Big Pharma, too big to nail..

Dr. Weeks’ Comment:  the welfare of the patient is not the highest concern for Big Pharma nor for the regulatory boards who are charged with protecting the patient.


Feds found Pfizer too big to nail

By Drew Griffin and Andy Segal, CNN Special Investigations Unit
April 2, 2010 4:44 p.m. EDT

When Bextra was taken off the market in 2005, more than half of its profits had come from “off-label” prescriptions.


  • Pfizer sales representatives illegally marketed painkiller Bextra
  • Companies convicted of major health care fraud are excluded from Medicare, Medicaid
  • Federal authorities allowed Pfizer subsidiary to plead guilty in fraud case

CNN’s Special Investigations Unit reveals internal company documents on Bextra and Pfizer’s health care fraud. Watch at 3 p.m. ET Saturday on CNN.


(CNN) — Imagine being charged with a crime, but an imaginary friend takes the rap for you.

That is essentially what happened when Pfizer, the world’s largest pharmaceutical company, was caught illegally marketing Bextra, a painkiller that was taken off the market in 2005 because of safety concerns.

When the criminal case was announced last fall, federal officials touted their prosecution as a model for tough, effective enforcement. “It sends a clear message” to the pharmaceutical industry, said Kevin Perkins, assistant director of the FBI’s Criminal Investigative Division.

But beyond the fanfare, a CNN Special Investigation found another story, one that officials downplayed when they declared victory. It’s a story about the power major pharmaceutical companies have even when they break the laws intended to protect patients.

Big plans for Bextra

The story begins in 2001, when Bextra was about to hit the market.
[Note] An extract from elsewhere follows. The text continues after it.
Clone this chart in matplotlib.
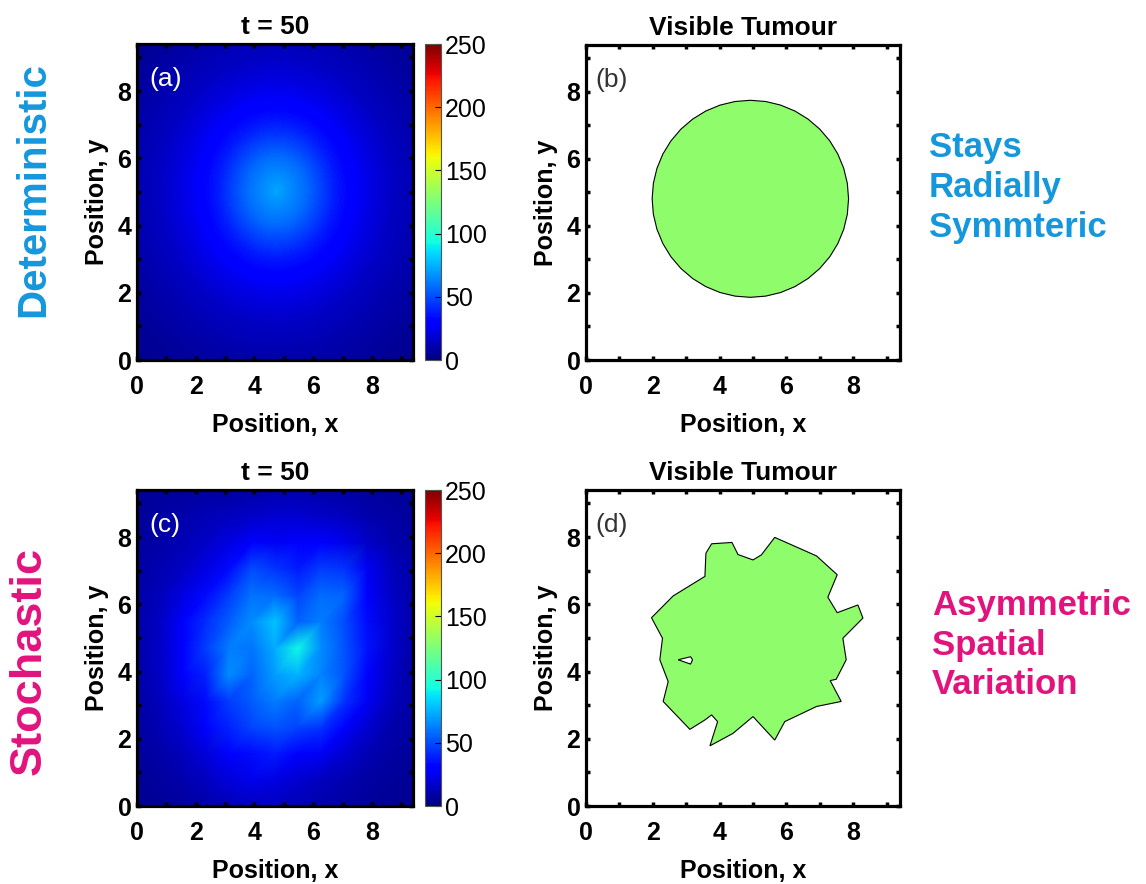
import numpy as np
import matplotlib.pyplot as plt
import matplotlib.tri as mtri
from matplotlib.patches import Polygon, RegularPolygon

plt.rcParams['font.family'] = ['Liberation Sans', 'DejaVu Sans']

L = 9.4  # domain size

# deterministic density: radial profile about the centre
det_centre = (4.75, 5.05)
det_r = [0.0, 1.0, 2.0, 3.0, 4.0, 5.0, 6.0, 7.0]
det_val = [72, 58, 38, 24, 15, 10, 6, 4]

# stochastic density on a coarse 13x13 grid (rows from top y=9.4 down to y=0)
sto_val = [
    [6, 6, 7, 8, 8, 9, 10, 10, 9, 8, 7, 6, 5],
    [6, 8, 10, 12, 14, 16, 18, 18, 16, 14, 10, 8, 6],
    [7, 9, 12, 16, 22, 28, 26, 30, 32, 24, 16, 10, 7],
    [8, 11, 15, 22, 34, 50, 44, 38, 46, 44, 26, 14, 8],
    [9, 13, 22, 34, 46, 60, 58, 48, 58, 56, 32, 16, 9],
    [9, 15, 28, 42, 54, 66, 80, 55, 62, 50, 34, 18, 9],
    [9, 16, 30, 46, 62, 60, 74, 92, 66, 52, 36, 18, 9],
    [9, 15, 28, 40, 66, 56, 70, 76, 64, 52, 32, 16, 8],
    [8, 13, 22, 34, 46, 54, 62, 56, 70, 44, 26, 14, 8],
    [7, 11, 18, 32, 40, 48, 52, 48, 44, 32, 18, 10, 7],
    [6, 9, 13, 20, 30, 34, 38, 30, 26, 18, 12, 8, 6],
    [5, 7, 10, 14, 20, 24, 22, 18, 14, 11, 8, 6, 5],
    [4, 5, 7, 9, 12, 14, 14, 12, 10, 8, 6, 5, 4],
]

# visible tumour outlines
circ_centre = (4.92, 4.81)
circ_radius = 2.94
tum_x = [3.76, 4.37, 4.55, 5.00, 5.25, 5.65, 6.90, 7.52, 7.24, 7.52, 8.14, 8.29,
         7.69, 7.79, 7.49, 7.31, 7.64, 6.90, 5.95, 5.65, 5.00, 4.40, 3.71, 3.94,
         3.76, 3.56, 3.11, 2.31, 2.46, 2.21, 2.29, 1.96, 2.61, 3.56, 3.59]
tum_y = [7.80, 7.84, 7.48, 7.32, 7.47, 7.99, 7.44, 6.88, 6.21, 5.75, 5.98, 5.59,
         4.99, 4.35, 3.77, 3.73, 3.11, 2.96, 2.51, 1.96, 2.66, 2.16, 1.79, 2.51,
         2.71, 2.56, 2.28, 3.11, 3.70, 4.35, 4.99, 5.60, 6.25, 6.83, 7.52]
hole_x = [2.76, 3.13, 3.19, 3.13]
hole_y = [4.35, 4.44, 4.35, 4.22]

blue = '#1597dc'
pink = '#e2137d'
green = '#8ffc6b'
W, H = 1146, 884


def box(px_left, px_top, px_w, px_h):
    return [px_left / W, 1 - (px_top + px_h) / H, px_w / W, px_h / H]


def style_axes(ax):
    ax.set_xlim(0, L)
    ax.set_ylim(0, L)
    ax.set_xticks([0, 2, 4, 6, 8])
    ax.set_yticks([0, 2, 4, 6, 8])
    ax.set_xticks([1, 3, 5, 7, 9], minor=True)
    ax.set_yticks([1, 3, 5, 7, 9], minor=True)
    ax.tick_params(which='both', direction='in', length=3, width=2.5,
                   top=True, right=True, labelsize=18)
    ax.tick_params(axis='x', which='major', pad=11)
    ax.tick_params(axis='y', which='major', pad=4)
    for lab in ax.get_xticklabels() + ax.get_yticklabels():
        lab.set_fontweight('bold')
    for s in ax.spines.values():
        s.set_linewidth(2.3)
    ax.set_xlabel('Position, x', fontsize=18, fontweight='bold', labelpad=10)
    ax.set_ylabel('Position, y', fontsize=18, fontweight='bold', labelpad=6)


def style_cbar(cax, mappable):
    cb = fig.colorbar(mappable, cax=cax)
    cb.set_ticks([0, 50, 100, 150, 200, 250])
    cb.outline.set_linewidth(0.8)
    cb.outline.set_edgecolor('#555555')
    cax.tick_params(direction='in', length=4, width=0.8, labelsize=18, pad=3)
    return cb


fig = plt.figure(figsize=(W / 100, H / 100), dpi=100)

# (a) deterministic density
ax_a = fig.add_axes(box(137, 44, 276, 316))
gx, gy = np.meshgrid(np.linspace(0, L, 200), np.linspace(0, L, 200))
rr = np.hypot(gx - det_centre[0], gy - det_centre[1])
field = np.interp(rr, det_r, det_val)
im_a = ax_a.imshow(field, origin='lower', extent=[0, L, 0, L], cmap='jet',
                   vmin=0, vmax=250, aspect='auto')
style_axes(ax_a)
ax_a.set_title('t = 50', fontsize=19, fontweight='bold', pad=7)
ax_a.text(0.045, 0.89, '(a)', transform=ax_a.transAxes, color='white',
          fontsize=19, va='center', ha='left')
style_cbar(fig.add_axes(box(425, 44, 16, 316)), im_a)

# (c) stochastic density, gouraud-shaded on the coarse grid
ax_c = fig.add_axes(box(137, 490, 276, 316))
z = np.flipud(np.array(sto_val, dtype=float))
ny, nx = z.shape
xs = np.linspace(0, L, nx)
ys = np.linspace(0, L, ny)
px, py = np.meshgrid(xs, ys)
tris = []
for j in range(ny - 1):
    for i in range(nx - 1):
        k = j * nx + i
        tris.append([k, k + 1, k + nx + 1])
        tris.append([k, k + nx + 1, k + nx])
tri = mtri.Triangulation(px.ravel(), py.ravel(), tris)
im_c = ax_c.tripcolor(tri, z.ravel(), shading='gouraud', cmap='jet',
                      vmin=0, vmax=250)
style_axes(ax_c)
ax_c.set_title('t = 50', fontsize=19, fontweight='bold', pad=7)
ax_c.text(0.045, 0.89, '(c)', transform=ax_c.transAxes, color='white',
          fontsize=19, va='center', ha='left')
style_cbar(fig.add_axes(box(425, 490, 16, 316)), im_c)

# (b) visible tumour, deterministic
ax_b = fig.add_axes(box(586, 45, 314, 315))
ax_b.add_patch(RegularPolygon(circ_centre, numVertices=40, radius=circ_radius,
                              facecolor=green, edgecolor='black', linewidth=0.8))
style_axes(ax_b)
ax_b.set_title('Visible Tumour', fontsize=19, fontweight='bold', pad=7)
ax_b.text(0.03, 0.89, '(b)', transform=ax_b.transAxes, color='#333333',
          fontsize=19, va='center', ha='left')

# (d) visible tumour, stochastic
ax_d = fig.add_axes(box(586, 490, 314, 316))
ax_d.add_patch(Polygon(np.column_stack([tum_x, tum_y]), closed=True,
                       facecolor=green, edgecolor='black', linewidth=0.8))
ax_d.add_patch(Polygon(np.column_stack([hole_x, hole_y]), closed=True,
                       facecolor='white', edgecolor='black', linewidth=0.8))
style_axes(ax_d)
ax_d.set_title('Visible Tumour', fontsize=19, fontweight='bold', pad=7)
ax_d.text(0.03, 0.89, '(d)', transform=ax_d.transAxes, color='#333333',
          fontsize=19, va='center', ha='left')

# side annotations
fig.text(33 / W, 1 - 190 / H, 'Deterministic', rotation=90, color=blue,
         fontsize=29, fontweight='bold', ha='center', va='center')
fig.text(29 / W, 1 - 661 / H, 'Stochastic', rotation=90, color=pink,
         fontsize=32.5, fontweight='bold', ha='center', va='center')
for i, word in enumerate(['Stays', 'Radially', 'Symmteric']):
    fig.text(929 / W, 1 - (148 + 40 * i) / H, word, color=blue, fontsize=25,
             fontweight='bold', ha='left', va='center')
for i, word in enumerate(['Asymmetric', 'Spatial', 'Variation']):
    fig.text(932 / W, 1 - (605 + 40 * i) / H, word, color=pink, fontsize=25,
             fontweight='bold', ha='left', va='center')

fig.savefig('out.png', dpi=100)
The drug was part of a revolutionary class of painkillers known as Cox-2 inhibitors that were supposed to be safer than generic drugs, but at 20 times the price of ibuprofen.

Pfizer and its marketing partner, Pharmacia, planned to sell Bextra as a treatment for acute pain, the kind you have after surgery.

But in November 2001, the U.S. Food and Drug Administration said Bextra was not safe for patients at high risk of heart attacks and strokes.

The FDA approved Bextra only for arthritis and menstrual cramps. It rejected the drug in higher doses for acute, surgical pain.

Promoting drugs for unapproved uses can put patients at risk by circumventing the FDA’s judgment over which products are safe and effective. For that reason, “off-label” promotion is against the law.

If we prosecute Pfizer … a lot of the people who work for the company who haven’t engaged in criminal activity would get hurt.